An increasing number of studies evaluating brain tissue volume and metabolic function in dementia demonstrate that regional tissue loss, or hypometabolism, correlates with specific cognitive or behavioural impairment in FTLD [35
]. FTLD patients, however, had profuse cognitive and behavioural abnormalities, thus suggesting that all these symptoms could have had a common neurofunctional basis [36
]. To date, few studies in either dementia or focal lesions has systematically examined the functional correlates of clustered behavioural and neuropsychological symptoms, such as here conducted by Latent Profile Analysis, instead of individual symptoms. We also performed the SPM2 analysis on the basis of pre-defined criteria (see Figure ), confirming previous neuroimaging findings [7
The present results suggest that FTLD syndromes lie on a continuum rather then existing as independence entities. Latent Profile Analysis approach demonstrated that FTLD can be summarised into three different clinical categories with a poor concordance with the usual clinical classification. Indeed, despite of a higher level of concordance in diagnosis distribution between LC1 and bvFTD, the other two LCs, i.e. LC2 and LC3, are otherwise variably represented (see Figure ).
It has been recently reported that there is a convergence of the syndromes in the course of the disease [9
]. In the future, it would be interesting to evaluate the clinical and overlapping aspects of these clusters over time.
Notwithstanding, approaches based on standardised assessment, similar or different to those presented in this study, are crucial for a clear-cut description of the wide range of features, both behavioural and cognitive, that may characterise FTLD and related disorders.

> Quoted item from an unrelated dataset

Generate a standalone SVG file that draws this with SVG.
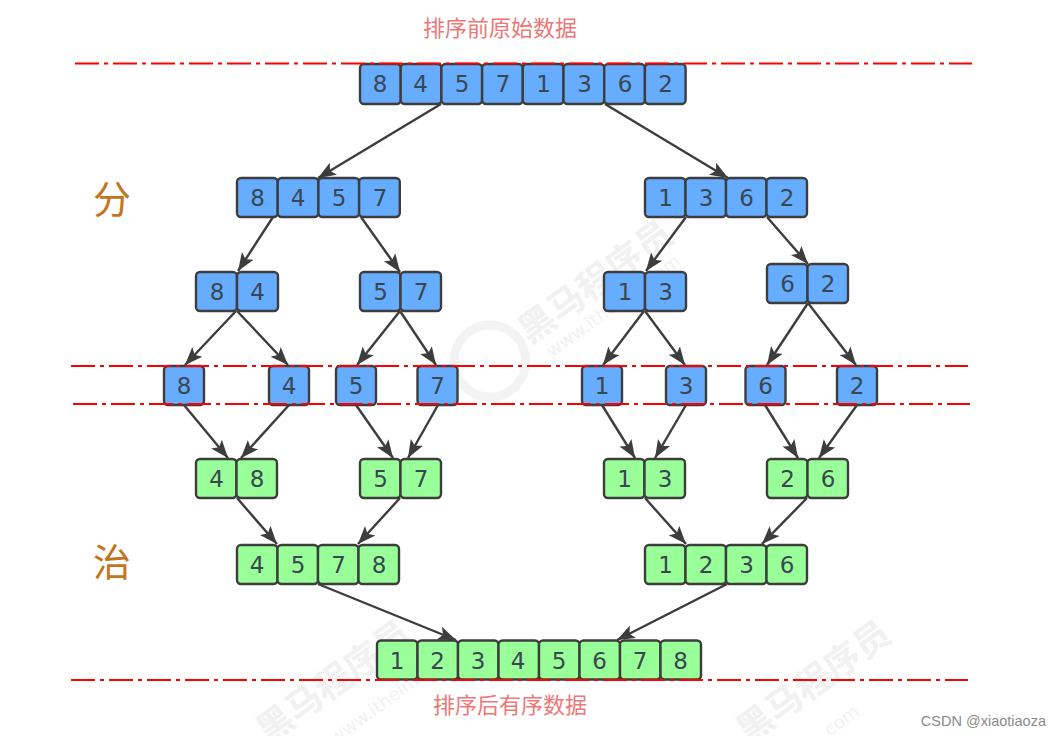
<svg xmlns="http://www.w3.org/2000/svg" width="1060" height="736" viewBox="0 0 1060 736">
<style>
.b rect{fill:#66adff;stroke:#3d3d3d;stroke-width:2.4}
.g rect{fill:#99ff99;stroke:#3d3d3d;stroke-width:2.4}
.n text{font-family:"DejaVu Sans",sans-serif;font-size:23px;fill:#3a4650;text-anchor:middle}
#connectors line{stroke:#3d3d3d;stroke-width:2.4;marker-end:url(#a)}
#guides line{stroke:#ff0000;stroke-width:2.2;stroke-dasharray:24 5 4 5}
.cap{font-family:"Noto Sans CJK SC",sans-serif;font-size:22px;fill:#ee7777;text-anchor:middle}
.big{font-family:"Noto Sans CJK SC",sans-serif;font-size:38px;fill:#c4741e;text-anchor:middle}
.wm{font-family:"Noto Sans CJK SC",sans-serif;font-weight:700;font-size:36px;fill:#f1f1f1}
.wu{font-family:"DejaVu Sans",sans-serif;font-size:18px;fill:#f1f1f1}
</style>
<defs>
<marker id="a" markerUnits="userSpaceOnUse" markerWidth="20" markerHeight="16" refX="18" refY="8" orient="auto"><path d="M0 1 L18 8 L0 15 L4 8 Z" fill="#3d3d3d"/></marker>
</defs>
<rect width="1060" height="736" fill="#fff"/>
<g id="watermarks">
<text class="wm" transform="translate(530 345) rotate(-36)">黑马程序员</text>
<text class="wu" transform="translate(552 358) rotate(-36)">www.itheima.com</text>
<circle cx="490" cy="361" r="36" fill="none" stroke="#f3f3f3" stroke-width="9"/>
<text class="wm" transform="translate(268 745) rotate(-36)">黑马程序员</text>
<text class="wu" transform="translate(335 745) rotate(-36)">www.itheima.com</text>
<text class="wm" transform="translate(748 745) rotate(-36)">黑马程序员</text>
<text class="wu" transform="translate(825 740) rotate(-36)">.com</text>
</g>
<g id="connectors">
<line x1="441" y1="104" x2="318" y2="178"/>
<line x1="605" y1="104" x2="728" y2="178"/>
<line x1="273" y1="217" x2="238" y2="271"/>
<line x1="361" y1="217" x2="400" y2="272"/>
<line x1="686" y1="217" x2="646" y2="271"/>
<line x1="767" y1="217" x2="808" y2="264"/>
<line x1="236" y1="311" x2="185" y2="365"/>
<line x1="237" y1="311" x2="288" y2="365"/>
<line x1="400" y1="311" x2="357" y2="365"/>
<line x1="400" y1="311" x2="436" y2="365"/>
<line x1="644" y1="311" x2="603" y2="365"/>
<line x1="645" y1="311" x2="685" y2="365"/>
<line x1="808" y1="303" x2="767" y2="365"/>
<line x1="808" y1="303" x2="856" y2="365"/>
<line x1="184" y1="405" x2="228" y2="458"/>
<line x1="289" y1="405" x2="241" y2="458"/>
<line x1="356" y1="405" x2="393" y2="458"/>
<line x1="438" y1="405" x2="408" y2="458"/>
<line x1="602" y1="405" x2="635" y2="458"/>
<line x1="686" y1="405" x2="655" y2="458"/>
<line x1="765" y1="405" x2="798" y2="458"/>
<line x1="857" y1="405" x2="819" y2="458"/>
<line x1="237" y1="498" x2="277" y2="544"/>
<line x1="400" y1="498" x2="358" y2="544"/>
<line x1="645" y1="498" x2="686" y2="544"/>
<line x1="807" y1="498" x2="762" y2="544"/>
<line x1="318" y1="584" x2="456" y2="640"/>
<line x1="727" y1="584" x2="617" y2="640"/>
</g>
<g id="r0" class="n b">
<rect x="360" y="64" width="40.7" height="40" rx="4"/><rect x="400.7" y="64" width="40.7" height="40" rx="4"/><rect x="441.4" y="64" width="40.7" height="40" rx="4"/><rect x="482.1" y="64" width="40.7" height="40" rx="4"/><rect x="522.8" y="64" width="40.7" height="40" rx="4"/><rect x="563.5" y="64" width="40.7" height="40" rx="4"/><rect x="604.2" y="64" width="40.7" height="40" rx="4"/><rect x="644.9" y="64" width="40.7" height="40" rx="4"/>
<text x="380" y="92">8</text><text x="420.5" y="92">4</text><text x="462" y="92">5</text><text x="503" y="92">7</text><text x="543.5" y="92">1</text><text x="584.5" y="92">3</text><text x="625" y="92">6</text><text x="665.5" y="92">2</text>
</g>
<g id="r1a" class="n b">
<rect x="237" y="178" width="40.7" height="39" rx="4"/><rect x="277.7" y="178" width="40.7" height="39" rx="4"/><rect x="318.4" y="178" width="40.7" height="39" rx="4"/><rect x="359.1" y="178" width="40.7" height="39" rx="4"/>
<text x="257.5" y="206">8</text><text x="298" y="206">4</text><text x="339" y="206">5</text><text x="380" y="206">7</text>
</g>
<g id="r1b" class="n b">
<rect x="645" y="178" width="40.5" height="39" rx="4"/><rect x="685.5" y="178" width="40.5" height="39" rx="4"/><rect x="726" y="178" width="40.5" height="39" rx="4"/><rect x="766.5" y="178" width="40.5" height="39" rx="4"/>
<text x="665.5" y="206">1</text><text x="706" y="206">3</text><text x="746.5" y="206">6</text><text x="787" y="206">2</text>
</g>
<g id="r2a" class="n b"><rect x="196" y="272" width="41" height="39" rx="4"/><rect x="237" y="272" width="41" height="39" rx="4"/><text x="217" y="300">8</text><text x="257.5" y="300">4</text></g>
<g id="r2b" class="n b"><rect x="360" y="272" width="40.5" height="39" rx="4"/><rect x="400.5" y="272" width="40.5" height="39" rx="4"/><text x="380.5" y="300">5</text><text x="421" y="300">7</text></g>
<g id="r2c" class="n b"><rect x="604" y="272" width="41" height="39" rx="4"/><rect x="645" y="272" width="41" height="39" rx="4"/><text x="625" y="300">1</text><text x="665.5" y="300">3</text></g>
<g id="r2d" class="n b"><rect x="767" y="264" width="40.5" height="39" rx="4"/><rect x="807.5" y="264" width="40.5" height="39" rx="4"/><text x="787.5" y="292">6</text><text x="828" y="292">2</text></g>
<g id="s8" class="n b"><rect x="164" y="366" width="40" height="39" rx="4"/><text x="184" y="394">8</text></g>
<g id="s4" class="n b"><rect x="269" y="366" width="40" height="39" rx="4"/><text x="289" y="394">4</text></g>
<g id="s5" class="n b"><rect x="336" y="366" width="40" height="39" rx="4"/><text x="356" y="394">5</text></g>
<g id="s7" class="n b"><rect x="417.500" y="366" width="40" height="39" rx="4"/><text x="437.500" y="394">7</text></g>
<g id="s1" class="n b"><rect x="582" y="366" width="40" height="39" rx="4"/><text x="602" y="394">1</text></g>
<g id="s3" class="n b"><rect x="666" y="366" width="40" height="39" rx="4"/><text x="686" y="394">3</text></g>
<g id="s6" class="n b"><rect x="745.500" y="366" width="40" height="39" rx="4"/><text x="765.500" y="394">6</text></g>
<g id="s2" class="n b"><rect x="837" y="366" width="40" height="39" rx="4"/><text x="857" y="394">2</text></g>
<g id="m0" class="n g"><rect x="196" y="459" width="40.5" height="39" rx="4"/><rect x="236.500" y="459" width="40.500" height="39" rx="4"/><text x="216.500" y="487">4</text><text x="257" y="487">8</text></g>
<g id="m1" class="n g"><rect x="360" y="459" width="40.5" height="39" rx="4"/><rect x="400.500" y="459" width="40.500" height="39" rx="4"/><text x="380.500" y="487">5</text><text x="421" y="487">7</text></g>
<g id="m2" class="n g"><rect x="604" y="459" width="40.5" height="39" rx="4"/><rect x="644.500" y="459" width="40.500" height="39" rx="4"/><text x="624.500" y="487">1</text><text x="665" y="487">3</text></g>
<g id="m3" class="n g"><rect x="767" y="459" width="40.5" height="39" rx="4"/><rect x="807.500" y="459" width="40.500" height="39" rx="4"/><text x="787.500" y="487">2</text><text x="828" y="487">6</text></g>
<g id="m4" class="n g"><rect x="237" y="545" width="40.500" height="39" rx="4"/><rect x="277.500" y="545" width="40.500" height="39" rx="4"/><rect x="318" y="545" width="40.500" height="39" rx="4"/><rect x="358.500" y="545" width="40.500" height="39" rx="4"/><text x="257" y="573">4</text><text x="298" y="573">5</text><text x="338.500" y="573">7</text><text x="379" y="573">8</text></g>
<g id="m5" class="n g"><rect x="645" y="545" width="40.500" height="39" rx="4"/><rect x="685.500" y="545" width="40.500" height="39" rx="4"/><rect x="726" y="545" width="40.500" height="39" rx="4"/><rect x="766.500" y="545" width="40.500" height="39" rx="4"/><text x="665.500" y="573">1</text><text x="706" y="573">2</text><text x="746.500" y="573">3</text><text x="787" y="573">6</text></g>
<g id="m6" class="n g">
<rect x="377" y="640.500" width="40.500" height="39" rx="4"/><rect x="417.500" y="640.500" width="40.500" height="39" rx="4"/><rect x="458" y="640.500" width="40.500" height="39" rx="4"/><rect x="498.500" y="640.500" width="40.500" height="39" rx="4"/><rect x="539" y="640.500" width="40.500" height="39" rx="4"/><rect x="579.500" y="640.500" width="40.500" height="39" rx="4"/><rect x="620" y="640.500" width="40.500" height="39" rx="4"/><rect x="660.500" y="640.500" width="40.500" height="39" rx="4"/>
<text x="397" y="668.500">1</text><text x="437.500" y="668.500">2</text><text x="478" y="668.500">3</text><text x="518" y="668.500">4</text><text x="559" y="668.500">5</text><text x="599.500" y="668.500">6</text><text x="640" y="668.500">7</text><text x="680.500" y="668.500">8</text>
</g>
<g id="guides">
<line x1="75" y1="63.500" x2="972" y2="63.500"/>
<line x1="71" y1="366" x2="968" y2="366"/>
<line x1="73" y1="404" x2="970" y2="404"/>
<line x1="71" y1="680" x2="968" y2="680"/>
</g>
<g id="labels">
<text class="cap" x="500" y="36">排序前原始数据</text>
<text class="cap" x="510" y="713">排序后有序数据</text>
<text class="big" x="112" y="213">分</text>
<text class="big" x="112" y="576">治</text>
<text x="1046" y="726" text-anchor="end" font-family="Liberation Sans, sans-serif" font-size="14.500" fill="#8a8a8a">CSDN @xiaotiaoza</text>
</g>
</svg>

The results of this study should be replicated in other sample size cross-sectional studies, and these should be performed to determine if the same endophenotypes remain stable across studies. We indeed acknowledge the need of prognostic outcomes to prove the usefulness of the present scheme. Moreover, neuropathological confirmation would be necessary to further understand the relationship between clinical and neuropathological endophenotypes. In an era of treatment that targets disease-mechanism, it would be desirable that Latent Profile Analysis will be used to further discriminate molecular/genetic determinants of FTLD pathology.